[Records from a dataset]
########

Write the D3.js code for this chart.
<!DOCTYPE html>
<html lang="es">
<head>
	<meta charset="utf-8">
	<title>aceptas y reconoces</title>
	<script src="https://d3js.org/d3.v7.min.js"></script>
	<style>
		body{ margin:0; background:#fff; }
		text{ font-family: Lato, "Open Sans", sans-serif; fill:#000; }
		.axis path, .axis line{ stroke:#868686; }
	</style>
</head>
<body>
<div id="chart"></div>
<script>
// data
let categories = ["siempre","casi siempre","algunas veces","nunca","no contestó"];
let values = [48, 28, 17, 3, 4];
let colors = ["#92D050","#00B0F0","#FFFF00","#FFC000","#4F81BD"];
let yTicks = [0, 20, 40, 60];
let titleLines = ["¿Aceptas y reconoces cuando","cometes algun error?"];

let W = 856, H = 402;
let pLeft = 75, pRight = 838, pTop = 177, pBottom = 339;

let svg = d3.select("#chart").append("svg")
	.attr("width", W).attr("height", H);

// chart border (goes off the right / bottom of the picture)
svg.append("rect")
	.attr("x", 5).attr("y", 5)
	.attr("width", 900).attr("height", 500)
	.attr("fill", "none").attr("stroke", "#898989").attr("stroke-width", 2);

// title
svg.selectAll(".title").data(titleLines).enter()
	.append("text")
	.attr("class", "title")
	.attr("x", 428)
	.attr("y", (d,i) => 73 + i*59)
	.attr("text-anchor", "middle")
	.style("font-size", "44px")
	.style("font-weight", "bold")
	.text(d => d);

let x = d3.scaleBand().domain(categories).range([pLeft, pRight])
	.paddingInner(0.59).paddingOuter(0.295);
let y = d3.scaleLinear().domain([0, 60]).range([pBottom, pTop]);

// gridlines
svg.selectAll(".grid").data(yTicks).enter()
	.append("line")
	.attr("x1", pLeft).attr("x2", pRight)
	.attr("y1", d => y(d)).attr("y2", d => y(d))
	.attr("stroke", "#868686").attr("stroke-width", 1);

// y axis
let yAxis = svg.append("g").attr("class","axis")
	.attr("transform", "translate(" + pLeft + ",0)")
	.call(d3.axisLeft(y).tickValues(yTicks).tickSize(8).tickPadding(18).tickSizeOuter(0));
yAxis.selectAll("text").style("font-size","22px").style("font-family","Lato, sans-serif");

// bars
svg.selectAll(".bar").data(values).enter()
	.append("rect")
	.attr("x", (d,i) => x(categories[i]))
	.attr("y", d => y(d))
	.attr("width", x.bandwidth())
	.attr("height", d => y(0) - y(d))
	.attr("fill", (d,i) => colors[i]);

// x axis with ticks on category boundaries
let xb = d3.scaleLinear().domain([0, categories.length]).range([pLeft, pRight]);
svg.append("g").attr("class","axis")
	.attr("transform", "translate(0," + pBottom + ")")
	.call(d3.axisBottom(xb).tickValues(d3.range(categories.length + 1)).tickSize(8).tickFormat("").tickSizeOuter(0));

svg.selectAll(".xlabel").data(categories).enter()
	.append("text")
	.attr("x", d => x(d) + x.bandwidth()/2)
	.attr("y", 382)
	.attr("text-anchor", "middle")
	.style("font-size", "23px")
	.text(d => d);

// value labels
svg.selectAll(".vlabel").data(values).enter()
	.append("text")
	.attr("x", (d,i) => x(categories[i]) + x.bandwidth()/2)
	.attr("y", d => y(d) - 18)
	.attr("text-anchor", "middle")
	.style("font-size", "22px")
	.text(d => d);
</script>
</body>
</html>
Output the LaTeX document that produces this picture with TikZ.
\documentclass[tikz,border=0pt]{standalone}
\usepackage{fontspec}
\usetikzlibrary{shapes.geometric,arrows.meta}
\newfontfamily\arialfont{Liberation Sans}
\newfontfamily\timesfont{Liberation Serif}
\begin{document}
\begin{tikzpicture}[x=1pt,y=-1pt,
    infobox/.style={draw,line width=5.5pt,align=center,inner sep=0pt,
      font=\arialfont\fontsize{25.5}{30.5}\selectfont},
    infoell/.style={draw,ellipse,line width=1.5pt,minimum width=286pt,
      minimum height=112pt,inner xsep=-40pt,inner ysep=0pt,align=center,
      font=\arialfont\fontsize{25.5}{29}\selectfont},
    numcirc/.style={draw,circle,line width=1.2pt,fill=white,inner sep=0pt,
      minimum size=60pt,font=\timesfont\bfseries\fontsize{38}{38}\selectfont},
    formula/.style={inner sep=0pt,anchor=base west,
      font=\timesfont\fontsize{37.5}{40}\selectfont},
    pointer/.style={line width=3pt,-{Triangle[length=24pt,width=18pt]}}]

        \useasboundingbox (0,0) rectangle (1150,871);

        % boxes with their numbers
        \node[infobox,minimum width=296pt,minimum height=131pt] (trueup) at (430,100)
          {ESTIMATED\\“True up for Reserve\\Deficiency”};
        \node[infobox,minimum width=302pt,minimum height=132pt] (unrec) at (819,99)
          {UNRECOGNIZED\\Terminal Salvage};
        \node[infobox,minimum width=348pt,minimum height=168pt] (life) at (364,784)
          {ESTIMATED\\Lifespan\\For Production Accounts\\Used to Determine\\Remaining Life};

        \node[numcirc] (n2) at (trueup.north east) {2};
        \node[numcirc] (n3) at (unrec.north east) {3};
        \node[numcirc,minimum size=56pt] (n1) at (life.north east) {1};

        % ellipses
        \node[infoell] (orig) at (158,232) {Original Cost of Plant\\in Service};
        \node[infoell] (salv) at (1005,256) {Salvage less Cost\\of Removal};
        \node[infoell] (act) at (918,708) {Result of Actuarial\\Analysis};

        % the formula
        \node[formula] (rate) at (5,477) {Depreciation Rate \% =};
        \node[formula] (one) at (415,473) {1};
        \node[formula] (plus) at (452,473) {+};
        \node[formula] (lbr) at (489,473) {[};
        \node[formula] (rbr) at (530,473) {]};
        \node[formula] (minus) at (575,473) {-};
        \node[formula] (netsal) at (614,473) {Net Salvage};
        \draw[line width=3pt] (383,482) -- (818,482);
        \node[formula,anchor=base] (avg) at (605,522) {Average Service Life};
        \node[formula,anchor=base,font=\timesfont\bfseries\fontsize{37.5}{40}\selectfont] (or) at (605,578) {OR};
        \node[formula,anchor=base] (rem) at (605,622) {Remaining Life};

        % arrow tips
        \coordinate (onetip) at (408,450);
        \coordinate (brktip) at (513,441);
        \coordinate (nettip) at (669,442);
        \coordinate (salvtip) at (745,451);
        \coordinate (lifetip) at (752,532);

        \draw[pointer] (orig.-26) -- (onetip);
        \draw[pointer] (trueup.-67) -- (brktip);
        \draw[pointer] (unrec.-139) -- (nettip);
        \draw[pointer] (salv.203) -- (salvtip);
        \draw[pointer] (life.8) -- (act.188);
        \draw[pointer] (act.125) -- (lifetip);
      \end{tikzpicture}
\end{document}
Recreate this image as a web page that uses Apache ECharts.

########

Stated goal ▸ Find the word "with" in the data and copy out each line where it turns up.

Result of this task ▸
// x axis with ticks on category boundaries
Output the LaTeX document that produces this picture with TikZ.
        % boxes with their numbers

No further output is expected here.